Do this
Extract the lines of the material below, beginning with the first and ending with the line that holds "linestyle=(0, (4, 2.5)))". Skip every picture.

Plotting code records

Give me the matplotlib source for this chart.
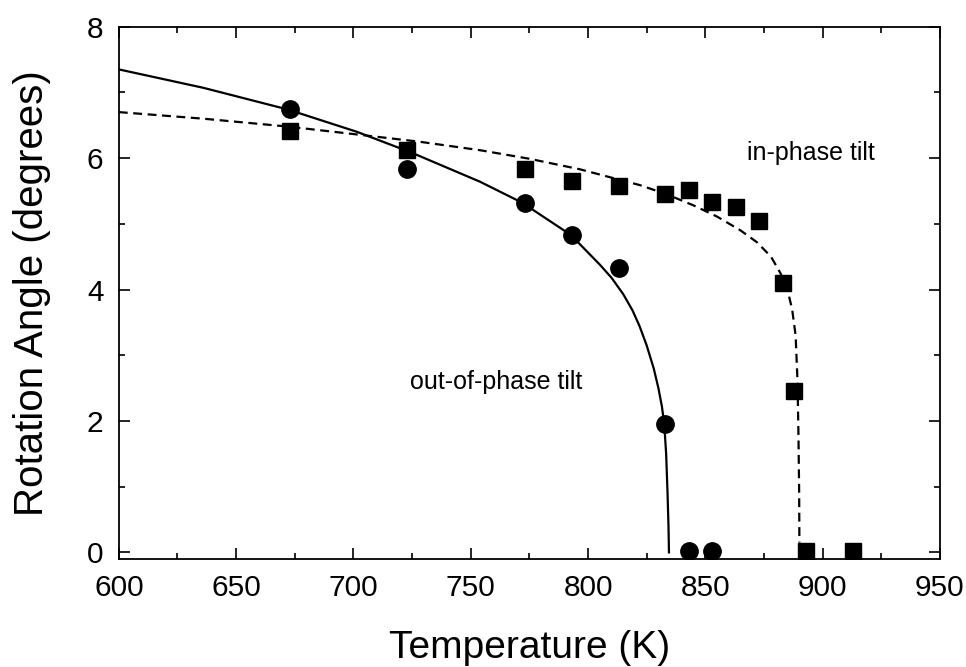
import numpy as np
import matplotlib
matplotlib.use("Agg")
import matplotlib.pyplot as plt
from matplotlib.ticker import MultipleLocator

plt.rcParams['font.family'] = ['Liberation Sans', 'DejaVu Sans']

# Measured rotation angles (degrees) vs temperature (K)
outPhaseT = [673, 723, 773, 793, 813, 833, 843, 853]
outPhaseAngle = [6.75, 5.84, 5.32, 4.83, 4.32, 1.95, 0.02, 0.02]

inPhaseT = [673, 723, 773, 793, 813, 833, 843, 853, 863, 873, 883, 888, 893, 913]
inPhaseAngle = [6.42, 6.13, 5.83, 5.65, 5.58, 5.45, 5.52, 5.33, 5.25, 5.05, 4.10, 2.45, 0.02, 0.02]

# Fitted curves
outFitT = [600, 636, 672, 701.5, 725, 754, 772, 792.7, 805, 810, 815, 819, 822, 825,
           828, 830, 831.5, 832.5, 833.3, 833.9, 834.3, 834.5]
outFitAngle = [7.35, 7.07, 6.74, 6.40, 6.08, 5.64, 5.32, 4.83, 4.38, 4.18, 3.93, 3.68, 3.44, 3.15,
               2.80, 2.50, 2.22, 1.95, 1.50, 0.90, 0.40, 0.00]

inFitT = [600, 636, 672, 701.5, 728, 754, 775, 796.5, 822, 833.5, 845, 855, 865, 872,
          878, 882, 885, 887, 888.5, 889.3, 889.7, 890, 890.1]
inFitAngle = [6.70, 6.60, 6.48, 6.36, 6.25, 6.12, 5.99, 5.83, 5.59, 5.45, 5.28, 5.11, 4.90, 4.72,
              4.50, 4.25, 4.00, 3.70, 3.30, 2.60, 1.80, 0.90, 0.15]

fig = plt.figure(figsize=(9.66, 6.67), dpi=100)
ax = fig.add_axes([0.123, 0.162, 0.850, 0.798])

# Fit lines
ax.plot(outFitT, outFitAngle, color='black', linewidth=1.6)
ax.plot(inFitT, inFitAngle, color='black', linewidth=1.6, linestyle=(0, (4, 2.5)))

# Data points
ax.plot(outPhaseT, outPhaseAngle, 'o', color='black', markersize=12.5)
ax.plot(inPhaseT, inPhaseAngle, 's', color='black', markersize=11.5)

ax.text(761, 2.59, "out-of-phase tilt", fontsize=18, ha='center', va='center')
ax.text(895, 6.08, "in-phase tilt", fontsize=18, ha='center', va='center')

ax.set_xlim(600, 950)
ax.set_ylim(-0.1, 8)
ax.xaxis.set_major_locator(MultipleLocator(50))
ax.xaxis.set_minor_locator(MultipleLocator(25))
ax.yaxis.set_major_locator(MultipleLocator(2))
ax.yaxis.set_minor_locator(MultipleLocator(1))

ax.tick_params(which='both', direction='in', top=True, right=True, labelsize=21.5, width=1.2)
ax.tick_params(which='major', length=8, pad=11)
ax.tick_params(which='minor', length=4.5)
for spine in ax.spines.values():
  spine.set_linewidth(1.3)

ax.set_xlabel("Temperature (K)", fontsize=28)
ax.set_ylabel("Rotation Angle (degrees)", fontsize=29)
ax.xaxis.set_label_coords(0.5, -0.133)
ax.yaxis.set_label_coords(-0.082, 0.5)

fig.savefig("out.png", dpi=100)
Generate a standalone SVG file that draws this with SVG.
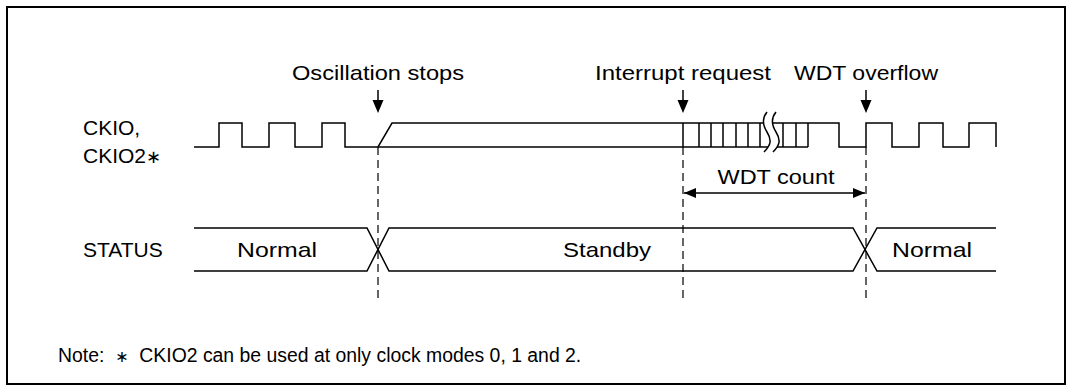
<svg xmlns="http://www.w3.org/2000/svg" width="1073" height="390" viewBox="0 0 1073 390">
<defs>
<style>
.t{font-family:"Liberation Sans",Arial,"DejaVu Sans",sans-serif;font-size:21px;fill:#000}
.n{font-size:19.4px}
.m{text-anchor:middle}
.w{fill:none;stroke:#000;stroke-width:1.5}
.d{fill:none;stroke:#000;stroke-width:1.2;stroke-dasharray:8 5}
.ah{fill:#000}
</style>
<marker id="arr" viewBox="0 0 12 10" refX="12" refY="5" markerWidth="12" markerHeight="10" markerUnits="userSpaceOnUse" orient="auto-start-reverse">
<path d="M0,0 L12,5 L0,10 Z" fill="#000"/>
</marker>
</defs>
<rect x="0" y="0" width="1073" height="390" fill="#fff"/>
<rect x="7" y="7" width="1058" height="377" fill="none" stroke="#000" stroke-width="2"/>

<g id="labels">
<text class="t m" x="378" y="80" textLength="172" lengthAdjust="spacingAndGlyphs">Oscillation stops</text>
<text class="t m" x="683" y="80" textLength="176" lengthAdjust="spacingAndGlyphs">Interrupt request</text>
<text class="t m" x="866" y="80" textLength="144" lengthAdjust="spacingAndGlyphs">WDT overflow</text>
<text class="t" x="83" y="135">CKIO,</text>
<text class="t" x="83" y="163">CKIO2<tspan font-family="DejaVu Sans" font-size="18">∗</tspan></text>
<text class="t" x="83" y="257">STATUS</text>
</g>

<g id="ckio">
<path class="w" d="M194,147 H219 V123 H242 V147 H269 V123 H295 V147 H322 V123 H345 V147 H378 L392,123 H839 V147 H866 V123 H892 V147 H919 V123 H943 V147 H969 V123 H996 V147"/>
<path class="w" d="M378,147 H808"/>
<path class="w" d="M683,123 V147 M699,123 V147 M711,123 V147 M723,123 V147 M736,123 V147 M748,123 V147 M760,123 V147 M783,123 V147 M796,123 V147 M808,123 V147"/>
<path fill="#fff" stroke="none" d="M767,112 c-5,6 -5,12 0,20 c5,8 4,13 -3,20 h9 c7,-7 8,-12 3,-20 c-5,-8 -5,-14 0,-20 z"/>
<path class="w" d="M767,112 c-5,6 -5,12 0,20 c5,8 4,13 -3,20 M776,112 c-5,6 -5,12 0,20 c5,8 4,13 -3,20"/>
</g>

<g id="status">
<path class="w" d="M194,228 H367 L389,271 H853 L877,228 H996"/>
<path class="w" d="M194,271 H367 L389,228 H853 L877,271 H996"/>
<text class="t m" x="277" y="257" textLength="80" lengthAdjust="spacingAndGlyphs">Normal</text>
<text class="t m" x="607" y="257" textLength="88" lengthAdjust="spacingAndGlyphs">Standby</text>
<text class="t m" x="932" y="257" textLength="80" lengthAdjust="spacingAndGlyphs">Normal</text>
</g>

<g id="connectors">
<line class="w" x1="378" y1="90" x2="378" y2="101"/>
<polygon class="ah" points="378,113 372.5,100 383.5,100"/>
<line class="w" x1="683" y1="90" x2="683" y2="101"/>
<polygon class="ah" points="683,113 677.5,100 688.5,100"/>
<line class="w" x1="866" y1="90" x2="866" y2="101"/>
<polygon class="ah" points="866,113 860.5,100 871.5,100"/>
<line class="d" x1="378" y1="147" x2="378" y2="303"/>
<line class="d" x1="683" y1="147" x2="683" y2="303"/>
<line class="d" x1="866" y1="147" x2="866" y2="303"/>
<line class="w" x1="684" y1="193" x2="865" y2="193" stroke-width="2" marker-start="url(#arr)" marker-end="url(#arr)"/>
</g>

<g id="count">
<text class="t m" x="776" y="184" textLength="117" lengthAdjust="spacingAndGlyphs">WDT count</text>
</g>

<g id="note">
<text class="t n" x="58" y="362" xml:space="preserve">Note:  <tspan font-family="DejaVu Sans" font-size="16">∗</tspan>  CKIO2 can be used at only clock modes 0, 1 and 2.</text>
</g>
</svg>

Answer to the exercise
Give me the matplotlib source for this chart.
import numpy as np
import matplotlib
matplotlib.use("Agg")
import matplotlib.pyplot as plt
from matplotlib.ticker import MultipleLocator

plt.rcParams['font.family'] = ['Liberation Sans', 'DejaVu Sans']

# Measured rotation angles (degrees) vs temperature (K)
outPhaseT = [673, 723, 773, 793, 813, 833, 843, 853]
outPhaseAngle = [6.75, 5.84, 5.32, 4.83, 4.32, 1.95, 0.02, 0.02]

inPhaseT = [673, 723, 773, 793, 813, 833, 843, 853, 863, 873, 883, 888, 893, 913]
inPhaseAngle = [6.42, 6.13, 5.83, 5.65, 5.58, 5.45, 5.52, 5.33, 5.25, 5.05, 4.10, 2.45, 0.02, 0.02]

# Fitted curves
outFitT = [600, 636, 672, 701.5, 725, 754, 772, 792.7, 805, 810, 815, 819, 822, 825,
           828, 830, 831.5, 832.5, 833.3, 833.9, 834.3, 834.5]
outFitAngle = [7.35, 7.07, 6.74, 6.40, 6.08, 5.64, 5.32, 4.83, 4.38, 4.18, 3.93, 3.68, 3.44, 3.15,
               2.80, 2.50, 2.22, 1.95, 1.50, 0.90, 0.40, 0.00]

inFitT = [600, 636, 672, 701.5, 728, 754, 775, 796.5, 822, 833.5, 845, 855, 865, 872,
          878, 882, 885, 887, 888.5, 889.3, 889.7, 890, 890.1]
inFitAngle = [6.70, 6.60, 6.48, 6.36, 6.25, 6.12, 5.99, 5.83, 5.59, 5.45, 5.28, 5.11, 4.90, 4.72,
              4.50, 4.25, 4.00, 3.70, 3.30, 2.60, 1.80, 0.90, 0.15]

fig = plt.figure(figsize=(9.66, 6.67), dpi=100)
ax = fig.add_axes([0.123, 0.162, 0.850, 0.798])

# Fit lines
ax.plot(outFitT, outFitAngle, color='black', linewidth=1.6)
ax.plot(inFitT, inFitAngle, color='black', linewidth=1.6, linestyle=(0, (4, 2.5)))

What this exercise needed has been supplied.